##### COLLECTED MATERIAL #####

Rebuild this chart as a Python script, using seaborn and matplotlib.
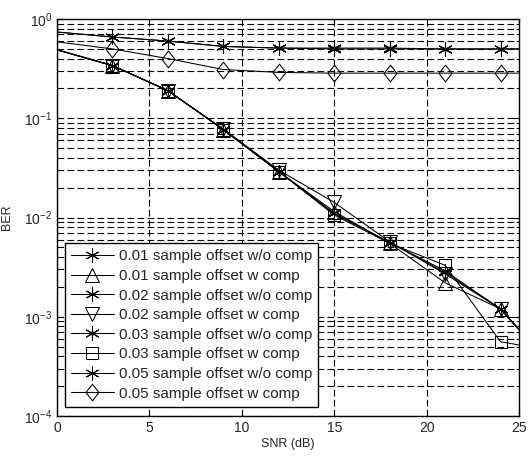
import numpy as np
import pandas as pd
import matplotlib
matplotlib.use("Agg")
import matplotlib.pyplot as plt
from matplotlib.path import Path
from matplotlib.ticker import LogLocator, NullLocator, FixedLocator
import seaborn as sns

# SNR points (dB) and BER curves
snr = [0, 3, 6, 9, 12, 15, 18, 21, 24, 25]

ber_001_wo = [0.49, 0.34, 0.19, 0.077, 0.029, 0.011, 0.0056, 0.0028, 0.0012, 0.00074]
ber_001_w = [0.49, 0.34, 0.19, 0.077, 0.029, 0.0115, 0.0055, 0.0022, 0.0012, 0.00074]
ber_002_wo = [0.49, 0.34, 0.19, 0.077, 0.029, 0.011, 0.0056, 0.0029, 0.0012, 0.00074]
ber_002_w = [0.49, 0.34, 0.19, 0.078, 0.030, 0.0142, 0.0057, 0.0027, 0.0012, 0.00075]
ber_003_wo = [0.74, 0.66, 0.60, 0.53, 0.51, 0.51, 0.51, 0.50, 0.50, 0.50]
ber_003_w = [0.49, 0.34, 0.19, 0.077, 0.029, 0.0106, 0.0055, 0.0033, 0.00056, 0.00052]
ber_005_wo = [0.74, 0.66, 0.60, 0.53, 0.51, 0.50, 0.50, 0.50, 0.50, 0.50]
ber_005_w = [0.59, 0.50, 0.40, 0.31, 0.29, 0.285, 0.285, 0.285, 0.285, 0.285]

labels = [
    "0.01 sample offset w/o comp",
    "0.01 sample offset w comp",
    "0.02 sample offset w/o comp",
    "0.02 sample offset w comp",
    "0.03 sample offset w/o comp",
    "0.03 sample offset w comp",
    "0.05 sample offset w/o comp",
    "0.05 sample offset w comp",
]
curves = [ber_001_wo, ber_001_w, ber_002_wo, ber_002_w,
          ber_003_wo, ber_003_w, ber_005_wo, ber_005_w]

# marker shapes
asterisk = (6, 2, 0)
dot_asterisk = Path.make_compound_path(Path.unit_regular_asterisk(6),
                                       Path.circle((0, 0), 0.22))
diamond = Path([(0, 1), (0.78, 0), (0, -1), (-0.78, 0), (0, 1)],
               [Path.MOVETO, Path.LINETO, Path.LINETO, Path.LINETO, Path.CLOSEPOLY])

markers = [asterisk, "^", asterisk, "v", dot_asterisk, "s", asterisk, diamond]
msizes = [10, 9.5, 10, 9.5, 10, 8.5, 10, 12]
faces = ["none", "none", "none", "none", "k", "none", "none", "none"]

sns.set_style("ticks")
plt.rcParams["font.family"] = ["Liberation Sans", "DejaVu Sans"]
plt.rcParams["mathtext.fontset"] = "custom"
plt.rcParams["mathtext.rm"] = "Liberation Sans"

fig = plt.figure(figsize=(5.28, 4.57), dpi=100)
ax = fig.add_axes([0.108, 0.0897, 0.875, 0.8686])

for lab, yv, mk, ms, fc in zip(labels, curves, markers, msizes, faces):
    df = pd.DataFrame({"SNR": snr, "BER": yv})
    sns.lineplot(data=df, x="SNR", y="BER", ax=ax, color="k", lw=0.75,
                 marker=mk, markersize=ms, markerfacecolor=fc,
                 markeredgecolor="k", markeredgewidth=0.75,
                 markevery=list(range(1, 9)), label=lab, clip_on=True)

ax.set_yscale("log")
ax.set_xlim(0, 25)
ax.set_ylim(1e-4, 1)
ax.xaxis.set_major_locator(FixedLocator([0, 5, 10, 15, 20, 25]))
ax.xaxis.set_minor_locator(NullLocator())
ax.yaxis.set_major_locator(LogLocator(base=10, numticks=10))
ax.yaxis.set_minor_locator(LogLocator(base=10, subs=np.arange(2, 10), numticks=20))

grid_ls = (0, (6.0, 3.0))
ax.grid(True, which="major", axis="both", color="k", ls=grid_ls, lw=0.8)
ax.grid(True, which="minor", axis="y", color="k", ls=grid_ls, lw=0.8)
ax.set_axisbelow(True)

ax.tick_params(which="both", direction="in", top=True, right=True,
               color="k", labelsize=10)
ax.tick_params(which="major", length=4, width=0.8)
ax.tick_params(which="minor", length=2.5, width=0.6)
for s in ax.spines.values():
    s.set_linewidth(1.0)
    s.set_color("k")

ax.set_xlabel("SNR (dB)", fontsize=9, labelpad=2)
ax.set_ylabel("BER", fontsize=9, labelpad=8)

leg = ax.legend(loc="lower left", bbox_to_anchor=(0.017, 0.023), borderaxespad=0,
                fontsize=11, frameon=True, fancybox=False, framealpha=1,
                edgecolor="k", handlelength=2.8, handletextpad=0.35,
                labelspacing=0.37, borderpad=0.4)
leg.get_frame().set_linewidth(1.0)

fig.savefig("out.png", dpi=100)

#####

Skip every picture and return the lines above from the top through the one that contains "0.285, 0.285, 0.285]".

— RESULT FOR THIS EXERCISE —
Rebuild this chart as a Python script, using seaborn and matplotlib.
import numpy as np
import pandas as pd
import matplotlib
matplotlib.use("Agg")
import matplotlib.pyplot as plt
from matplotlib.path import Path
from matplotlib.ticker import LogLocator, NullLocator, FixedLocator
import seaborn as sns

# SNR points (dB) and BER curves
snr = [0, 3, 6, 9, 12, 15, 18, 21, 24, 25]

ber_001_wo = [0.49, 0.34, 0.19, 0.077, 0.029, 0.011, 0.0056, 0.0028, 0.0012, 0.00074]
ber_001_w = [0.49, 0.34, 0.19, 0.077, 0.029, 0.0115, 0.0055, 0.0022, 0.0012, 0.00074]
ber_002_wo = [0.49, 0.34, 0.19, 0.077, 0.029, 0.011, 0.0056, 0.0029, 0.0012, 0.00074]
ber_002_w = [0.49, 0.34, 0.19, 0.078, 0.030, 0.0142, 0.0057, 0.0027, 0.0012, 0.00075]
ber_003_wo = [0.74, 0.66, 0.60, 0.53, 0.51, 0.51, 0.51, 0.50, 0.50, 0.50]
ber_003_w = [0.49, 0.34, 0.19, 0.077, 0.029, 0.0106, 0.0055, 0.0033, 0.00056, 0.00052]
ber_005_wo = [0.74, 0.66, 0.60, 0.53, 0.51, 0.50, 0.50, 0.50, 0.50, 0.50]
ber_005_w = [0.59, 0.50, 0.40, 0.31, 0.29, 0.285, 0.285, 0.285, 0.285, 0.285]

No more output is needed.